3. Financial Technology and Luxury Brands: Companies like MercadoLibre (MELI) have thrived, thanks to their digital payment platforms, which have seen significant user growth.

Similarly, luxury brands such as Hermès have demonstrated strong performance due to their exclusive pricing power and high-net-worth customer base, which tends to be more insulated from inflationary pressures.

4. Real Estate Investment Trusts (REITs): Certain REITs, such as Boston Properties (BXP), have shown potential despite the challenges faced by the commercial real estate sector.

It's important to note that no guaranteed "inflation-proof" stocks exist. Investment strategies should be based on market analysis, individual financial goals, and risk tolerance.

What is the status of inflation in 2024?

As of January 2024, the annual inflation rate in the United States stood at 3.09%. This is a significant decrease from the peak of 9.06% in June 2022. [5]

While a moderate inflation rate of around 3% is generally considered manageable, it can still erode purchasing power and introduce uncertainties, especially for businesses trying to estimate future costs.

In the broader context of economic health, inflation rates are critical. For example, countries experiencing hyperinflation often face economic collapse. The Federal Reserve targets a 2% inflation rate, balancing the need for economic stability with the government's inclination towards higher inflation. [6]

The relationship between inflation rates and interest rates is also noteworthy. In a healthy economy, interest rates typically exceed inflation rates, influencing various economic activities and decisions.
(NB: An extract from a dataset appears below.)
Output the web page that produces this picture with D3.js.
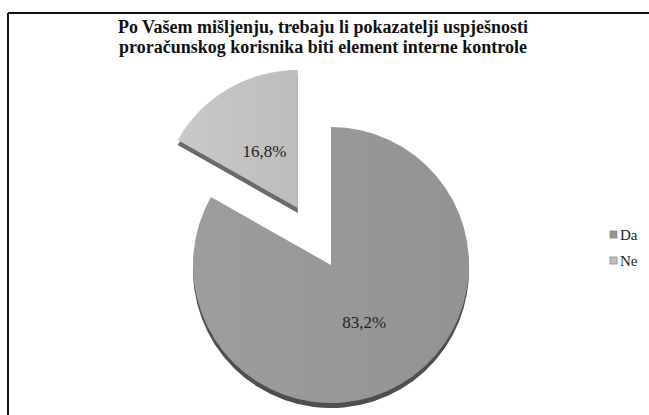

In conclusion, inflation can have a significant impact on the stock market. Inflation can cause stock prices to rise, as companies may be able to increase their profits due to higher prices.

However, inflation can also lead to higher interest rates, making it more expensive for companies to borrow money and decreasing stock prices. Therefore, it is important for investors to be aware of the potential effects of inflation on the stock market and to adjust their investment strategies accordingly.